No livro, Kurtz arrancava marfim das profundezas do Congo com métodos que enchiam o espaço de uivos inumanos; o Kurtz do filme sacudia o Vietnam com uma guerra heterodoxa, de corpos trucidados e de impiedade amoral. Movidos pelos mais nobres ideais de civilização, ambos os Kurtz se fundiam com os nativos, regressando a uma pureza selvagem que confirma Rousseau como o idiota útil que de facto foi. Os dois Kurtz eram iguais como gotas de água, só que um era a gota de água europeia e o outro a gota de água americana.

Ah sim, num ponto Coppola e Brando desesperavam: que fim dar a Kurtz? No romance, Conrad envia Marlow, seu alter-ego, buscá-lo ao coração das trevas. Marlow recolhe-lhe o corpo mirrado, admira-o e deixa-o morrer, um gutural “o horror, o horror” a assombrar a noite.

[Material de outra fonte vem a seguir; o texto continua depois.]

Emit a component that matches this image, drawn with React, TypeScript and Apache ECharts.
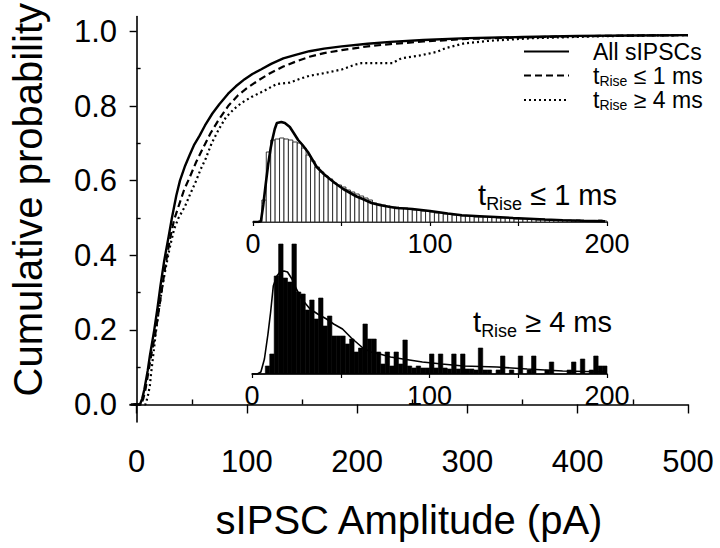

Mas Coppola e Brando tinham vontade de ritual e sangue. E, com aquelas dores metafísicas que só os americanos sabem ter, perguntavam-se: deve ser o Destino ou um Punhal a pôr fim ao inferno a que os nobres ideais conduziram Kurtz?

No Cinema, quando o cinema é de milhões e de sonho, tudo se consegue: de 1902 e do céu desceu um helicóptero com Joseph Conrad. Fúnebre mas ainda bem conservado. Falou e disse: matem-no!

Matar Kurtz, explicou-lhes Conrad, não só é legítimo, como corrige o meu erro no romance. Matá-lo, não lhe altera a identidade; faz é de Marlow um assassino, o que jamais, jura Conrad, eu lhe poderia ter feito. Mas podia, confessou-lhes o escritor, ter dado a Marlow a coragem de dizer a verdade à noiva que Kurtz deixara na Europa. A Europa que essa noiva era, se ela tivesse sabido, teria sabido a violência convulsa que fora o Poder de Kurtz, o primitivo cortejo de crimes, os espectros bruxuleantes no nevoeiro da selva, as caveiras empaladas, o negríssimo rosto da aventura. A noiva saberia que, na hora da morte, Kurtz a esquecera e não pronunciara o seu nome.

Coppola e Brando ouviram Conrad e perceberam já ter fim para o seu Apocalipse: tudo o que a Europa não diz ou à Europa não se diga, é a verdade violenta da América, a sua arte. A Europa não diz, a América mata: no fim o imenso corpo de Kurtz tinha de ser despedaçado à catanada.